Conference attendees were invited to a small lunch outside prior to the final presentation of the day. Again, many discussions from the previous two panels fed into the lunch period. After filling both our bellies and our minds, all members quickly moved into the larger conference room for the final keynote address.

Michiel Schuijer, the second keynote speaker, spoke about qualifiers used to divide occupations in music. He presented specific factors of musical education including: sight-singing triplets over two beats, ensemble intonation training in Brahms’s Op. 115, lecture on learning methods, and an analysis assignment of a Bach fugue. These factors were integrated within four perspectives: equipment, commitment, space, and ownership.
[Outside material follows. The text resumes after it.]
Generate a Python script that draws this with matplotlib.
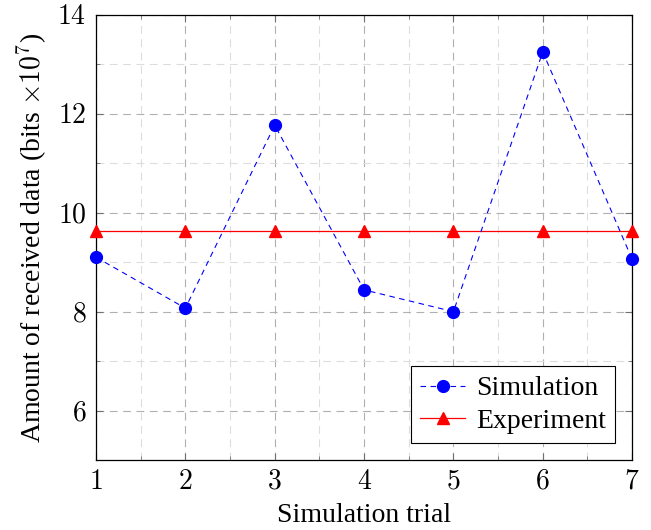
import matplotlib
matplotlib.use("Agg")
import matplotlib.pyplot as plt
from matplotlib.ticker import MultipleLocator, FixedLocator

plt.rcParams['font.family'] = ['Liberation Serif', 'DejaVu Serif']
plt.rcParams['mathtext.fontset'] = 'cm'

trials = [1, 2, 3, 4, 5, 6, 7]
simulation = [9.10, 8.07, 11.77, 8.44, 8.00, 13.25, 9.06]
experiment = [9.63, 9.63, 9.63, 9.63, 9.63, 9.63, 9.63]
xticks = [1, 2, 3, 4, 5, 6, 7]
yticks = [6, 8, 10, 12, 14]

fig = plt.figure(figsize=(6.51, 5.30), dpi=100)
ax = fig.add_axes([0.1475, 0.132, 0.8235, 0.840])

ax.plot(trials, simulation, color='blue', linestyle=(0, (5, 4)), linewidth=0.8,
        marker='o', markersize=8.5, label='Simulation', zorder=5, clip_on=False)
ax.plot(trials, experiment, color='red', linestyle='-', linewidth=0.9,
        marker='^', markersize=8, label='Experiment', zorder=4, clip_on=False)

ax.set_xlim(1, 7)
ax.set_ylim(5, 14)
ax.xaxis.set_major_locator(FixedLocator(xticks))
ax.yaxis.set_major_locator(FixedLocator(yticks))
ax.xaxis.set_minor_locator(MultipleLocator(0.5))
ax.yaxis.set_minor_locator(FixedLocator([5, 7, 9, 11, 13]))
ax.set_xticklabels([f'${v}$' for v in xticks], fontsize=20)
ax.set_yticklabels([f'${v}$' for v in yticks], fontsize=20)

ax.grid(which='major', color='#b0b0b0', linestyle=(0, (7, 5)), linewidth=0.8)
ax.grid(which='minor', color='#dddddd', linestyle=(0, (7, 5)), linewidth=0.8)
ax.set_axisbelow(True)

ax.tick_params(which='both', direction='in', top=True, right=True, color='#707070')
ax.tick_params(which='major', length=5, width=0.8, pad=7)
ax.tick_params(which='minor', length=3, width=0.6)
for s in ax.spines.values():
    s.set_linewidth(0.9)

ax.set_xlabel('Simulation trial', fontsize=20, labelpad=6)
ax.set_ylabel(r'Amount of received data (bits $\times 10^7$)', fontsize=20, labelpad=6)

leg = ax.legend(loc='lower right', fontsize=20, fancybox=False, framealpha=1,
                edgecolor='black', borderpad=0.35, handlelength=1.6,
                handletextpad=0.4, labelspacing=0.25, borderaxespad=0.6)
leg.get_frame().set_linewidth(0.8)

fig.savefig('out.png', dpi=100)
Through his analysis, Schuijer showed how the above factors related differently and with varying degrees of importance to different musical occupations, determining the way undergraduate and even graduate students conceptualized music and understood and envisioned their own future occupations.

The final keynote address fed into the roundtable discussion that ended the conference. Led by Bill Drabkin, the roundtable highlighted aspects of both keynote addresses, but especially concentrated on the education of musicians during their college years, and how specific classes would aid or hinder these music students in the future. Attendees were regularly invited to share their own experiences as music students. The many responses testified to the enduring diversity of undergraduate education and training worldwide, despite homogenizing trends. Indeed, the great variety of disciplines and analytical approaches presented at TAGS made that point abundantly clear.

Overall, I felt the conference went rather well and, as naïve as it may sound, I am extremely glad it was my first presenting and chairing experience, because it brought so well together research from musical analysts, theorists, composers, musicologists, and ethnomusicologists. It challenged the very idea of music analysis as a single discipline and amplified my desire to seek out new ways of interpreting music in my research.